### Rows from a dataset of charts and code
════

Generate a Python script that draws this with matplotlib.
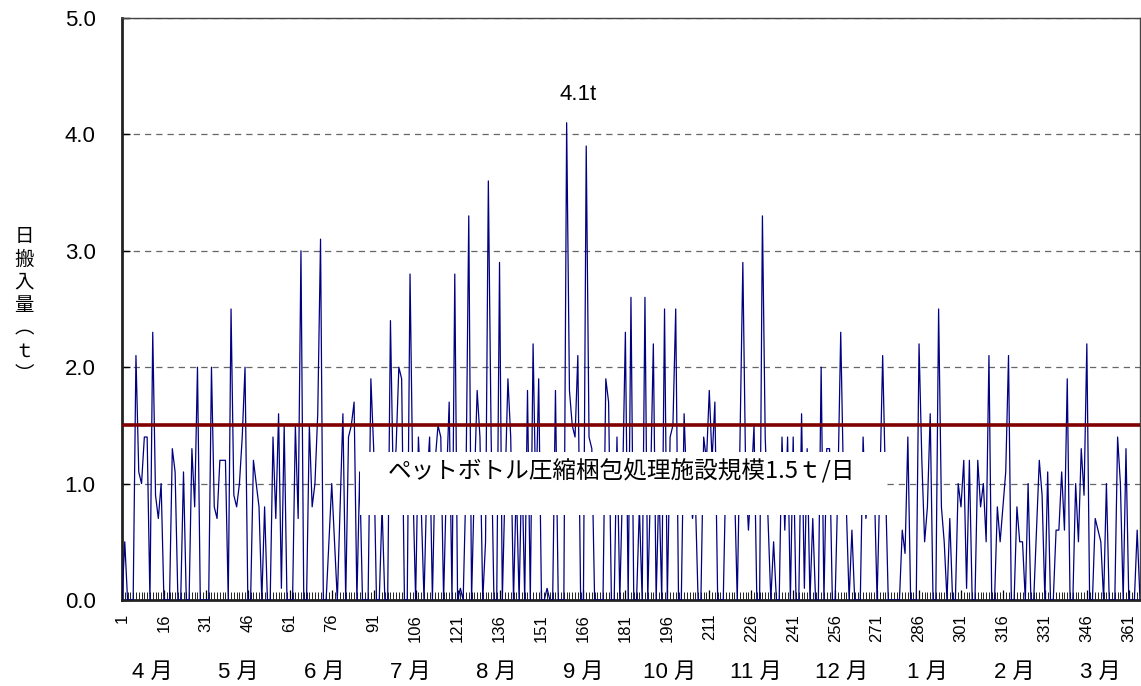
import numpy as np
import matplotlib.pyplot as plt
from matplotlib.patches import Rectangle
from matplotlib.ticker import MultipleLocator, FixedLocator

plt.rcParams['font.family'] = ['Liberation Sans', 'Noto Sans CJK JP', 'DejaVu Sans']

# daily intake (t), April -> March
apr = [0, 0.5, 0, 0, 0, 2.1, 1.1, 1.0, 1.4, 1.4, 0, 2.3, 0.9, 0.7, 1.0, 0, 0, 0, 1.3, 1.1,
       0, 0, 1.1, 0, 0, 1.3, 0.8, 2.0, 0, 0]
may = [0, 0, 2.0, 0.8, 0.7, 1.2, 1.2, 1.2, 0, 2.5, 0.9, 0.8, 1.0, 1.4, 2.0, 0, 0, 1.2, 1.0, 0.8,
       0, 0.8, 0, 0, 1.4, 0.7, 1.6, 0.1, 1.5, 0, 0]
jun = [0, 1.5, 0.7, 3.0, 0, 0, 1.5, 0.8, 1.0, 1.6, 3.1, 0, 0, 0.5, 1.0, 0.5, 0, 0.8, 1.6, 0,
       1.4, 1.5, 1.7, 0, 1.1, 0, 0, 0, 1.9, 1.3]
jul = [0, 0, 0.8, 0, 0, 2.4, 1.0, 1.3, 2.0, 1.9, 0, 0, 2.8, 1.0, 0, 1.4, 0.8, 0, 1.0, 1.4,
       0, 1.2, 1.5, 1.4, 0, 1.0, 1.7, 0, 2.8, 0, 0.1]
aug = [0, 1.0, 3.3, 0, 1.0, 1.8, 1.4, 0, 0.5, 3.6, 1.4, 0, 0, 2.9, 0, 1.0, 1.9, 1.4, 0, 1.0,
       0, 1.2, 0, 1.8, 0, 2.2, 0.8, 1.9, 0, 0, 0.1]
sep = [0, 0, 1.8, 0, 0, 0, 4.1, 1.8, 1.5, 1.4, 2.1, 0, 0, 3.9, 1.4, 1.3, 0, 0, 0, 0,
       1.9, 1.7, 0, 0, 1.4, 0, 1.0, 2.3, 0, 2.6]
oct_ = [0, 0, 0.8, 0, 2.6, 0, 1.0, 2.2, 0, 1.0, 0, 2.5, 0, 1.4, 1.5, 2.5, 0, 0, 1.6, 0.9,
        1.0, 0.7, 0.9, 0, 0, 1.4, 1.2, 1.8, 1.2, 1.7, 0]
nov = [0, 0, 1.2, 0.8, 1.2, 1.0, 0, 1.4, 2.9, 1.1, 0.6, 1.0, 1.5, 0, 0, 3.3, 1.4, 0.7, 0, 0.5,
       0, 0, 1.4, 0.6, 1.4, 0, 1.4, 0, 0, 1.6]
dec = [0.1, 1.3, 0, 0.7, 0, 0, 2.0, 0, 1.3, 1.3, 0, 0, 1.0, 2.3, 1.0, 0.8, 0, 0.6, 0, 0,
       0, 1.4, 0.7, 0.9, 1.0, 1.0, 0, 1.0, 2.1, 1.0, 0]
jan = [0, 0, 0, 0, 0.6, 0.4, 1.4, 0, 0, 0, 2.2, 1.2, 0.5, 0.8, 1.6, 0, 0, 2.5, 0.8, 0.5,
       0, 0.7, 0, 0, 1.0, 0.8, 1.2, 0.1, 1.2, 0, 0]
feb = [1.2, 0.8, 1.0, 0.5, 2.1, 0, 0, 0.8, 0.5, 0.8, 1.1, 2.1, 0, 0, 0.8, 0.5, 0.5, 0, 1.0, 0,
       0, 0.6, 1.2, 0.9, 0, 1.1, 0, 0]
mar = [0.6, 0.6, 1.1, 0.6, 1.9, 0, 0, 1.0, 0.5, 1.3, 0.9, 2.2, 0, 0, 0.7, 0.6, 0.5, 0, 1.0, 0,
       0, 0, 1.4, 1.0, 0, 1.3, 0, 0, 0, 0.6, 0]

daily = apr + may + jun + jul + aug + sep + oct_ + nov + dec + jan + feb + mar
days = np.arange(1, len(daily) + 1)

capacity = 1.5
months = ['4 月', '5 月', '6 月', '7 月', '8 月', '9 月', '10 月', '11 月', '12 月', '1 月', '2 月', '3 月']
peak_day = int(np.argmax(daily)) + 1
peak_val = max(daily)

fig = plt.figure(figsize=(11.41, 6.86), dpi=100)
ax = fig.add_axes([0.1069, 0.1254, 0.8922, 0.8484])

ax.plot(days, daily, color='#000080', lw=0.9, zorder=3)
ax.axhline(capacity, color='#800000', lw=2.6, zorder=5)

ax.set_xlim(1, 365)
ax.set_ylim(0, 5)
ax.yaxis.set_major_locator(MultipleLocator(1.0))
ax.yaxis.set_major_formatter(plt.FuncFormatter(lambda v, p: '%.1f' % v))
ax.grid(axis='y', color='#666666', lw=0.9, ls=(0, (5, 4)))
ax.set_axisbelow(True)

ax.xaxis.set_major_locator(FixedLocator(np.arange(1, 366, 15)))
ax.xaxis.set_minor_locator(MultipleLocator(1))
ax.tick_params(axis='x', which='major', direction='in', length=7, width=0.9, labelsize=12,
               labelrotation=90, pad=10)
ax.tick_params(axis='x', which='minor', direction='in', length=6, width=0.6)
ax.tick_params(axis='y', direction='in', length=6, width=1, labelsize=16, pad=19)

for s in ['left', 'bottom']:
    ax.spines[s].set_linewidth(2)
    ax.spines[s].set_color('#222222')
for s in ['top', 'right']:
    ax.spines[s].set_linewidth(1)
    ax.spines[s].set_color('#444444')

# month row under the day numbers
for i, m in enumerate(months):
    ax.text(0.0294 + i * 0.0847, -0.124, m, transform=ax.transAxes, ha='center', va='center',
            fontsize=16)

fig.text(0.021, 0.555, '日\n搬\n入\n量\n︵\nｔ\n︶', ha='center', va='center', fontsize=14,
         linespacing=1.12, family=['Noto Sans CJK JP', 'DejaVu Sans'])

ax.text(peak_day + 4, peak_val + 0.15, '%.1ft' % peak_val, ha='center', va='bottom', fontsize=16)

# white panel under the capacity label
ax.add_patch(Rectangle((0.2336, 0.146), 0.518, 0.108, transform=ax.transAxes,
                       fc='white', ec='none', zorder=6))
ax.text(0.491, 0.223, 'ペットボトル圧縮梱包処理施設規模1.5ｔ/日', transform=ax.transAxes,
        ha='center', va='center', fontsize=17, zorder=7,
        family=['Noto Sans CJK JP', 'DejaVu Sans'])

fig.savefig('out.png', dpi=100)
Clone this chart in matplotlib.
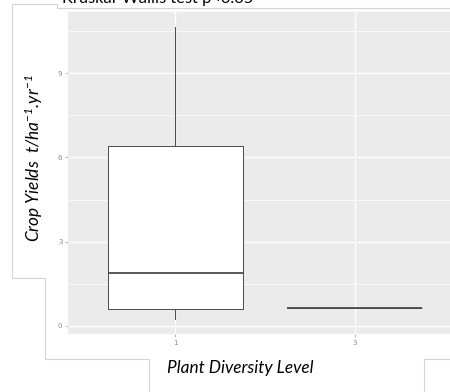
import matplotlib.pyplot as plt
from matplotlib.lines import Line2D

plt.rcParams['mathtext.fontset'] = 'custom'
plt.rcParams['mathtext.rm'] = 'Lato:italic'
plt.rcParams['mathtext.it'] = 'Lato:italic'

# Crop yields by plant diversity level (box summaries)
levels = ['1', '3']
whisker_low = [0.25, 0.64]
q1 = [0.61, 0.64]
median = [1.89, 0.64]
q3 = [6.39, 0.64]
whisker_high = [10.64, 0.64]
y_ticks = [0, 3, 6, 9]

W, H = 450, 392
fig = plt.figure(figsize=(W / 100, H / 100), dpi=100)

# panel in pixel coords (left, top, right, bottom); right side runs off the page
left, top, right, bottom = 68, 12, 462, 334
ax = fig.add_axes([left / W, 1 - bottom / H, (right - left) / W, (bottom - top) / H])
ax.set_facecolor('#EBEBEB')

stats = []
for i, lv in enumerate(levels):
    stats.append(dict(label=lv, whislo=whisker_low[i], q1=q1[i], med=median[i],
                      q3=q3[i], whishi=whisker_high[i], fliers=[]))

box_col = '#4a4a4a'
ax.bxp(stats, positions=[1, 2], widths=0.75, patch_artist=True, showcaps=False,
       boxprops=dict(facecolor='white', edgecolor=box_col, linewidth=0.7),
       whiskerprops=dict(color=box_col, linewidth=0.7),
       medianprops=dict(color=box_col, linewidth=1.3),
       zorder=3)

ax.set_xlim(0.4, 2.6)
ax.set_ylim(-0.29, 11.18)
ax.set_xticks([1, 2])
ax.set_xticklabels(levels)
ax.set_yticks(y_ticks)
ax.set_yticks([1.5, 4.5, 7.5, 10.5], minor=True)
ax.grid(True, which='major', color='white', linewidth=0.9, zorder=0)
ax.grid(True, which='minor', axis='y', color='white', linewidth=0.5, zorder=0)
ax.set_axisbelow(True)
for s in ax.spines.values():
    s.set_visible(False)
ax.tick_params(which='major', length=2.5, width=0.5, color='#999999',
               labelsize=5, labelcolor='#888888', pad=1.5)
ax.tick_params(which='minor', length=0)

# overlay for the text boxes and labels, in pixel coordinates
ov = fig.add_axes([0, 0, 1, 1], facecolor='none')
ov.set_xlim(0, W)
ov.set_ylim(H, 0)
ov.axis('off')

frame_col = '#D4D4D4'
paths = [
    ([12, 12, 57, 57, 450], [278, 4, 4, 7.5, 7.5]),
    ([12, 45, 45, 149, 149], [278, 278, 359, 359, 392]),
    ([450, 424, 424], [359, 359, 392]),
]
for xs, ys in paths:
    ov.add_line(Line2D(xs, ys, color=frame_col, linewidth=0.8))

ov.text(62, 2.5, 'Kruskal-Wallis test p<0.05', family='Lato', fontsize=11.8,
        ha='left', va='baseline', color='black')
ov.text(240, 368, 'Plant Diversity Level', family='Lato', style='italic',
        fontsize=12.4, ha='center', va='center', color='black')
ov.text(34, 158, r'Crop Yields  t/ha$^{-1}$.yr$^{-1}$', family='Lato',
        style='italic', fontsize=12.4, rotation=90, ha='center', va='center',
        color='black')

fig.savefig('out.png', dpi=100)
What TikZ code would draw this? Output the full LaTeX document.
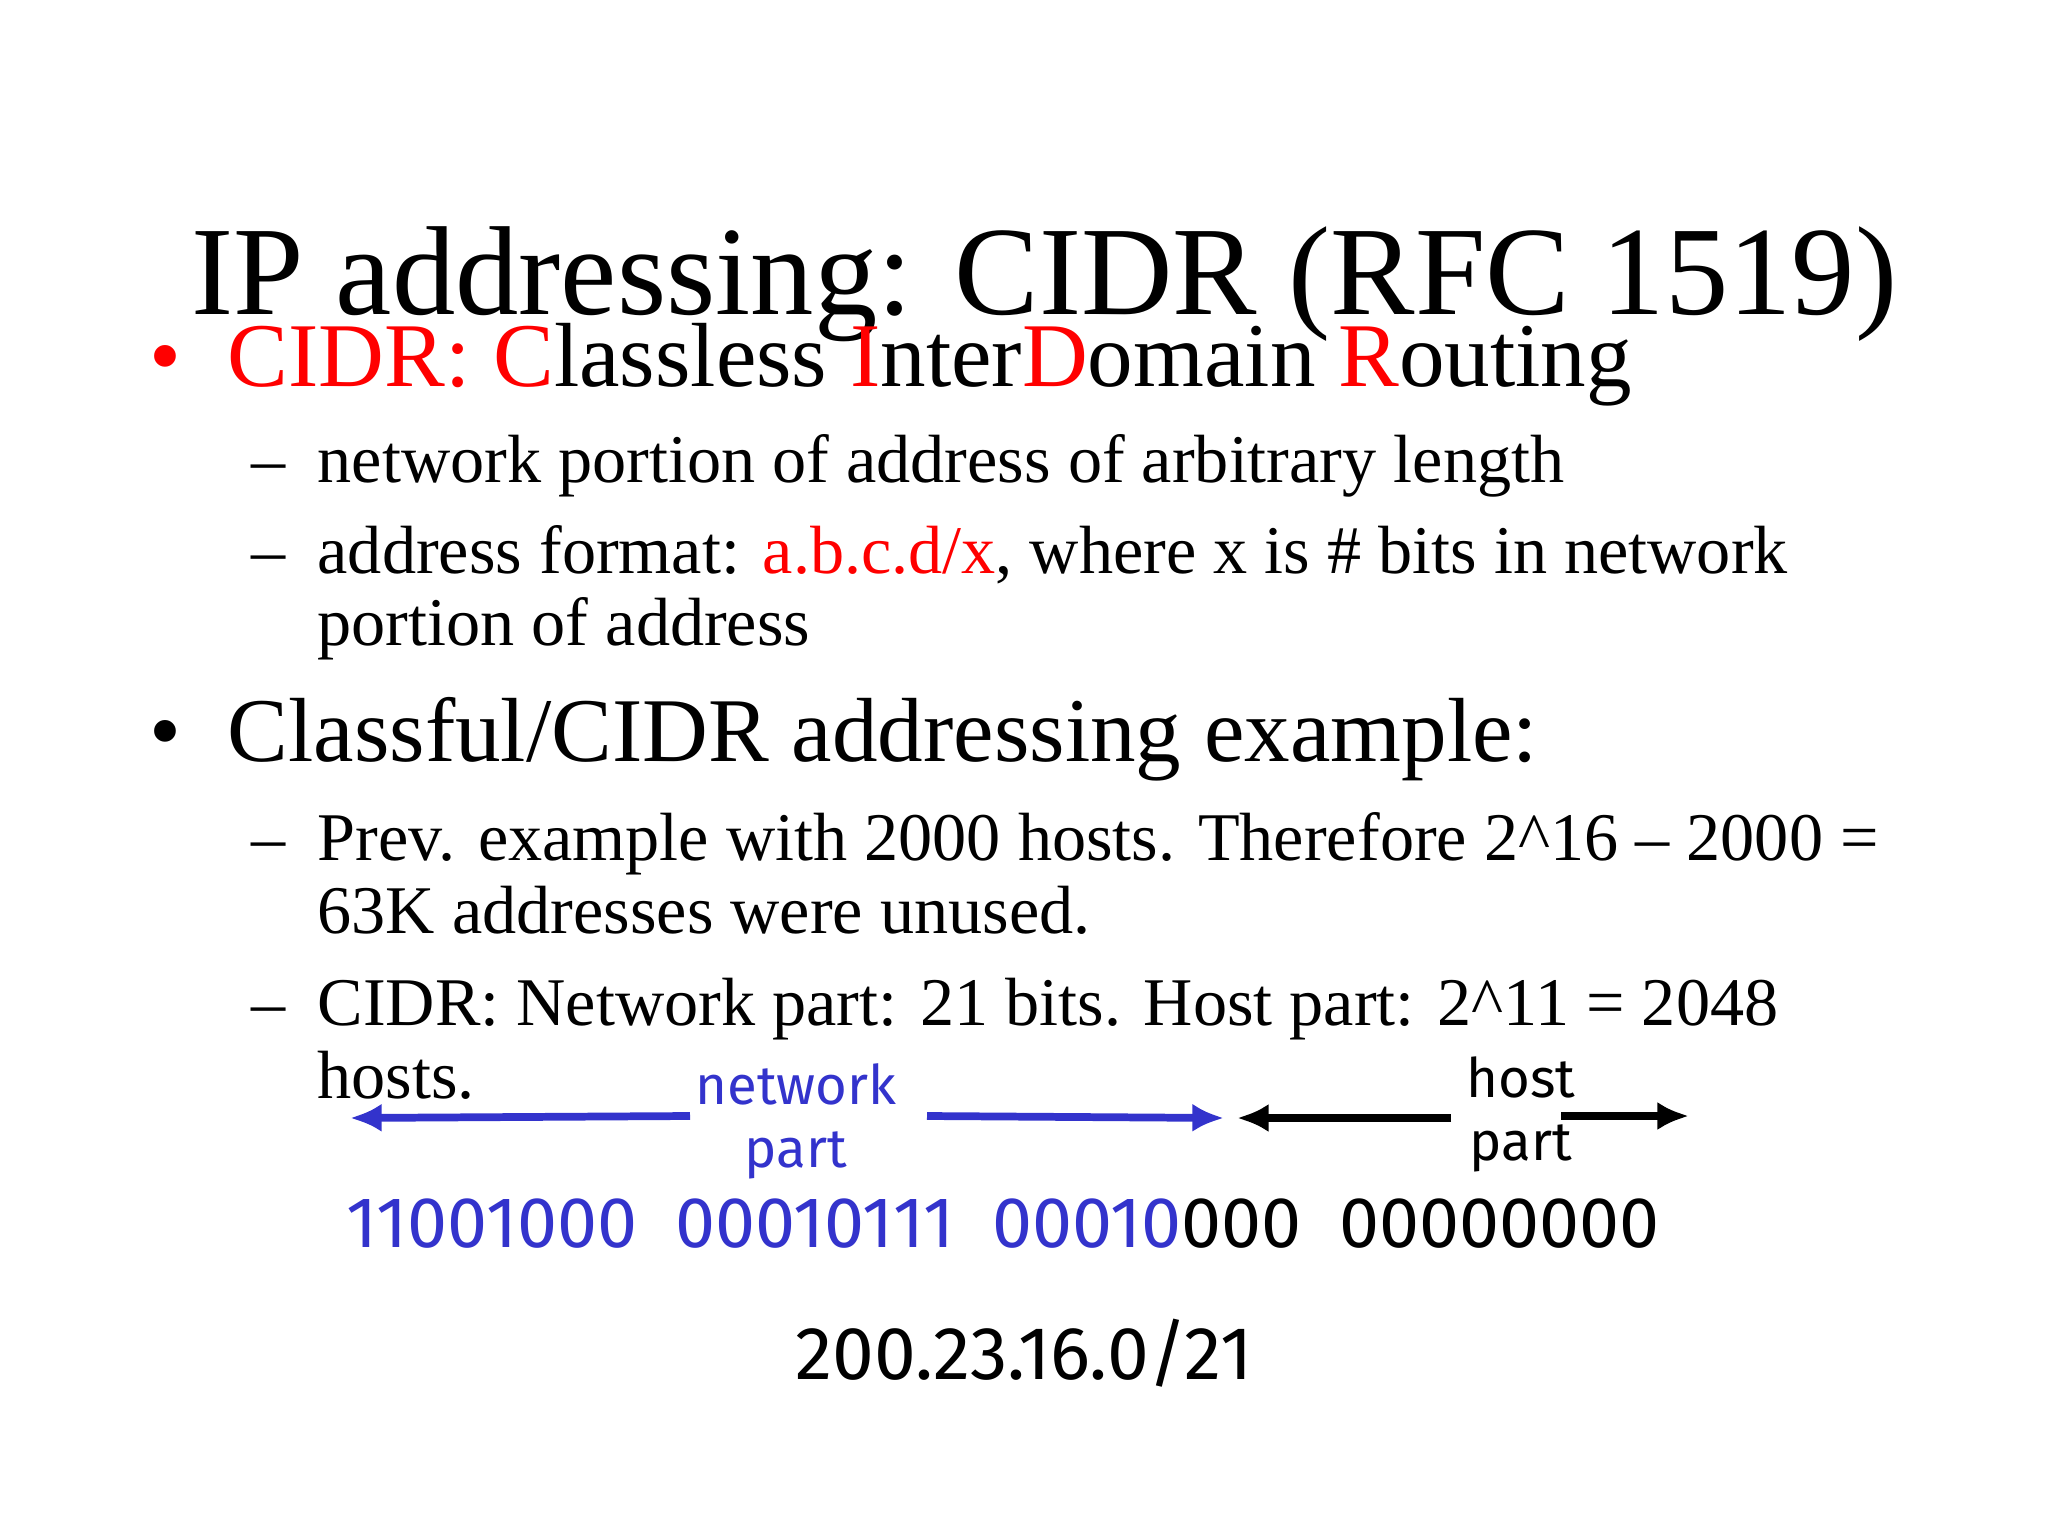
\documentclass[tikz,border=0pt]{standalone}
\usepackage{fontspec}
\setmainfont{Liberation Serif}
\newfontfamily\lab{Fira Sans}
\definecolor{rd}{RGB}{255,0,0}
\definecolor{bl}{RGB}{51,51,204}
\tikzset{
  tx/.style={anchor=base west,inner sep=0pt},
  ttl/.style={tx,font=\fontsize{36}{44}\selectfont},
  big/.style={tx,font=\fontsize{25.9}{32}\selectfont},
  sub/.style={tx,font=\fontsize{19.4}{24}\selectfont},
  lbl/.style={anchor=base,inner sep=0pt,font=\lab\fontsize{15.5}{19}\selectfont},
  bin/.style={anchor=base west,inner sep=0pt,font=\lab\fontsize{20.4}{25}\selectfont},
  arr/.style={line width=2.2pt,-{Latex[length=9pt,width=8pt]}},
}
\usetikzlibrary{arrows.meta}
\begin{document}
\begin{tikzpicture}[x=0.01cm,y=-0.01cm]
\useasboundingbox (0,0) rectangle (2048,1536);
\node[ttl] (title) at (191,314) {IP addressing: CIDR (RFC 1519)};
\node[big] (b1) at (149,386) {\textcolor{rd}{•}};
\node[big] (t1) at (227,386) {\textcolor{rd}{CIDR: C}lassless \textcolor{rd}{I}nter\textcolor{rd}{D}omain \textcolor{rd}{R}outing};
\node[sub] (d1) at (251,482) {–};
\node[sub] (s1) at (317,482) {network portion of address of arbitrary length};
\node[sub] (d2) at (251,573) {–};
\node[sub] (s2) at (317,573) {address format: \textcolor{rd}{a.b.c.d/x}, where x is \# bits in network};
\node[sub] (s2b) at (317,645) {portion of address};
\node[big] (b2) at (149,761) {•};
\node[big] (t2) at (227,761) {Classful/CIDR addressing example:};
\node[sub] (d3) at (251,860) {–};
\node[sub] (s3) at (317,860) {Prev. example with 2000 hosts. Therefore 2\^{}16 – 2000 =};
\node[sub] (s3b) at (317,933) {63K addresses were unused.};
\node[sub] (d4) at (251,1025) {–};
\node[sub] (s4) at (317,1025) {CIDR: Network part: 21 bits. Host part: 2\^{}11 = 2048};
\node[sub] (s4b) at (317,1098) {hosts.};
\node[lbl,text=bl] (nw) at (796,1104) {network};
\node[lbl,text=bl] (np) at (796,1167) {part};
\node[lbl] (hs) at (1521,1097) {host};
\node[lbl] (hp) at (1521,1160) {part};
\coordinate (a1) at (690,1116); \coordinate (a2) at (350,1118);
\coordinate (a3) at (927,1116); \coordinate (a4) at (1224,1118);
\coordinate (a5) at (1451,1118); \coordinate (a6) at (1237,1118);
\coordinate (a7) at (1561,1116); \coordinate (a8) at (1689,1116);
\draw[arr,bl] (a1) -- (a2);
\draw[arr,bl] (a3) -- (a4);
\draw[arr] (a5) -- (a6);
\draw[arr] (a7) -- (a8);
\node[bin] (bits) at (346,1247) {\textcolor{bl}{11001000\ \ 00010111\ \ 00010}000\ \ 00000000};
\node[bin,anchor=base,font=\lab\fontsize{21.3}{25}\selectfont] (cidr) at (1024,1379) {200.23.16.0/21};
\end{tikzpicture}
\end{document}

════

### EXERCISE AIM
Take the lines above starting at the one containing "Clone this chart in matplotlib." and ending at the one containing "plt.rcParams['mathtext.it'] = 'Lato:italic'", and print them again exactly, without pictures.

### EXERCISE RESULT
Clone this chart in matplotlib.
import matplotlib.pyplot as plt
from matplotlib.lines import Line2D

plt.rcParams['mathtext.fontset'] = 'custom'
plt.rcParams['mathtext.rm'] = 'Lato:italic'
plt.rcParams['mathtext.it'] = 'Lato:italic'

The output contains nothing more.